In the header sketch, `x-min-version` is the oldest client version the API is still compatible with. If the client sees that its version is below that floor, it should stop normal operation and show a blocking screen, "upgrade to continue". Letting it continue would mean asking the server for API shapes it no longer serves.

The minimum version does not move with every release. It moves when the upgrade window for an old shape has ended.

For the `bio` to `description` rename, suppose `ios/1.5.0` is the first mobile client that reads `description` instead of `bio`. Any supported version below `ios/1.5.0` still needs `bio`.

Keep serving `bio` while `x-min-version` is below `ios/1.5.0`. Once `x-min-version` is `ios/1.5.0` or higher, every supported client uses `description`, and the API can remove `bio`.

The cutoff matters. Without it, you know clients are upgrading, but you do not know which API shape each version still needs. The gate tells clients whether they may keep operating. The cutoff tells you when the old shape can die.

Without the full gate, logs are the fallback. If clients send versions, you can watch the real client-version distribution in production and remove the old shape when the old consumers disappear. That is observation, not control.

## When the schema is the API

There is a family of backendless and generated-API architectures where the client consumes the database schema directly, or through an API mechanically derived from it.

For migration purposes, they collapse the two boundaries into one client-facing surface.

In the two-boundary model, clients talk to your server, and your server talks to the database. The database shape stays behind the server.

In the one-boundary version, clients do not stop at a server-owned API. They consume a schema-shaped surface, maybe directly, maybe through a generated API.

[Supabase](https://supabase.com/) is the familiar Postgres example. You can expose tables through generated APIs, protect access with Postgres grants and Row Level Security, write less backend code, and ship faster. It removes ceremony and makes simple things simple.

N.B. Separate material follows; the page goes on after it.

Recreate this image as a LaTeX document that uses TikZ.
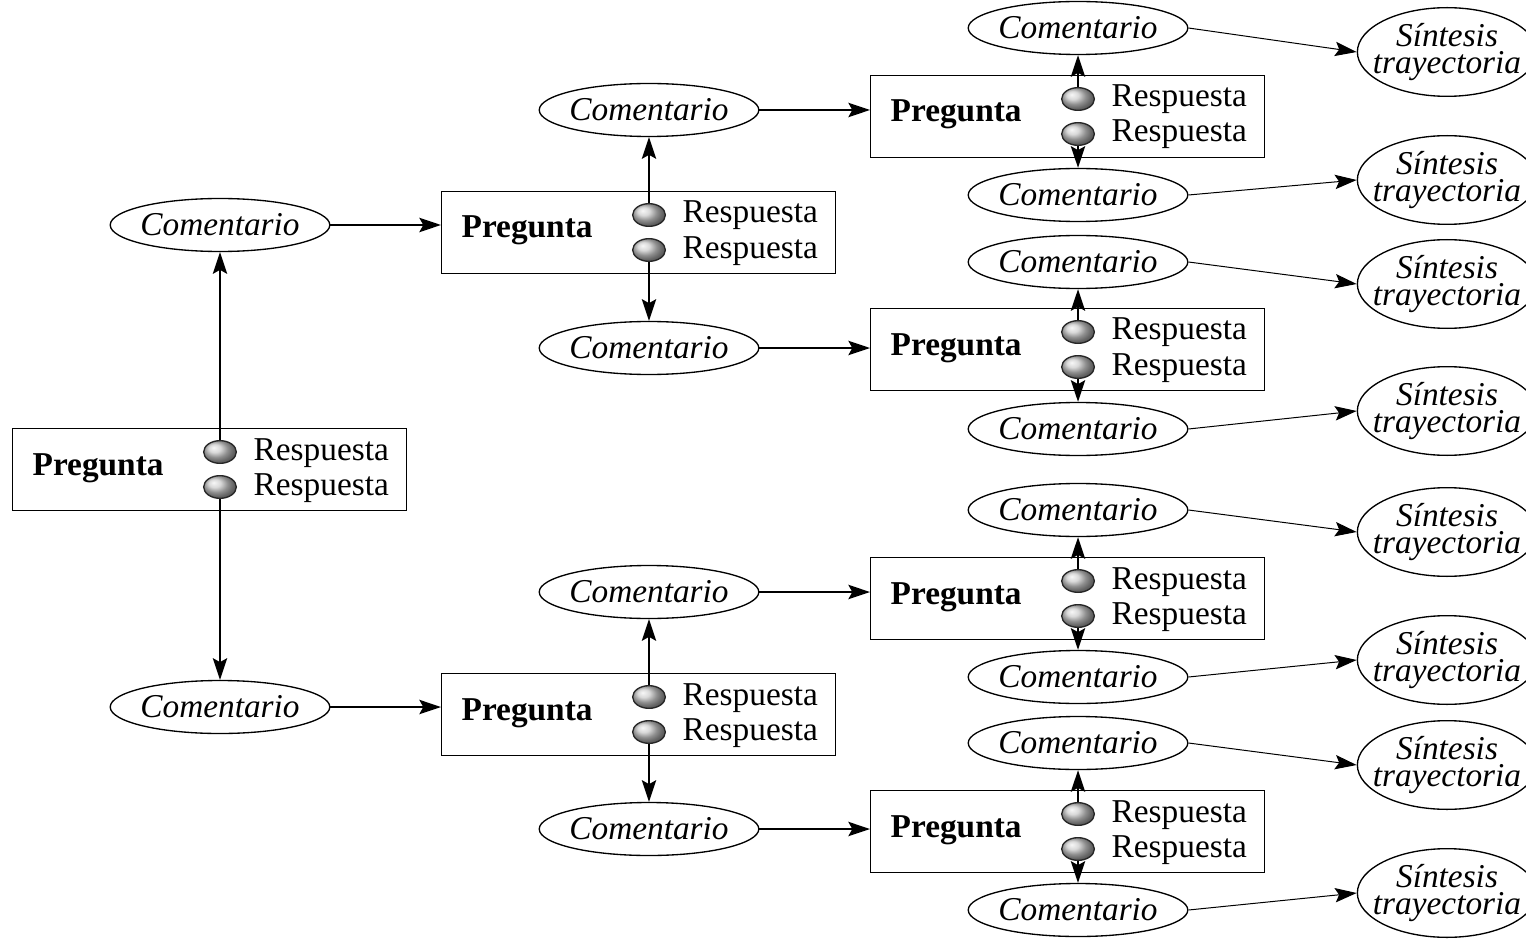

The tradeoff is architectural. You can expose tables directly, or add a more deliberate database-owned API surface. Either way, there is no server-owned mapping layer hiding schema changes from clients. Compatibility has to live in the surface clients consume.

The version gate still tells you when the old shape is allowed to die. But old and new shapes now have to coexist where clients can see them. The heavier the schema change, the more expensive that gets.

## Expand-and-contract with confidence

Back at the database boundary, expand-and-contract makes each intermediate state safe. But a schema change can be valid against an empty database and still fail against production data, because the rows already stored have to satisfy the new schema too.

The usual answer is rehearsal. Clone production, run the migration, reset the clone, and try again. That works, but it is a separate step, so the safety check is easy to miss.

[Neon's Postgres branching](https://neon.com/branching) folds the rehearsal into the default workflow.

A Neon branch is an isolated copy of your production database. Developers can work against production-shaped schema and data without touching production.

Two features matter here.

- Instant branching gives you efficient copies of production data and schema for development and testing.
- Instant resets let you return a mutated branch to the current production state.

That changes the workflow.

- **Development.** Work on a mutable database branch isolated from production. Find production-shaped problems while the change is still being designed.
- **Preview, staging, and CI.** Run migrations against a fresh branch from production before code is promoted.
- **Production.** Promote with more confidence because the migration has already run against production-shaped data.

Branches do not make a breaking migration safe. Expand-and-contract does that. Branches make sure production is not the first place the change meets real data.

---

Keep every boundary compatible with its consumers. Make the migration meet real data before production does. That is how you ship with confidence. Now you know.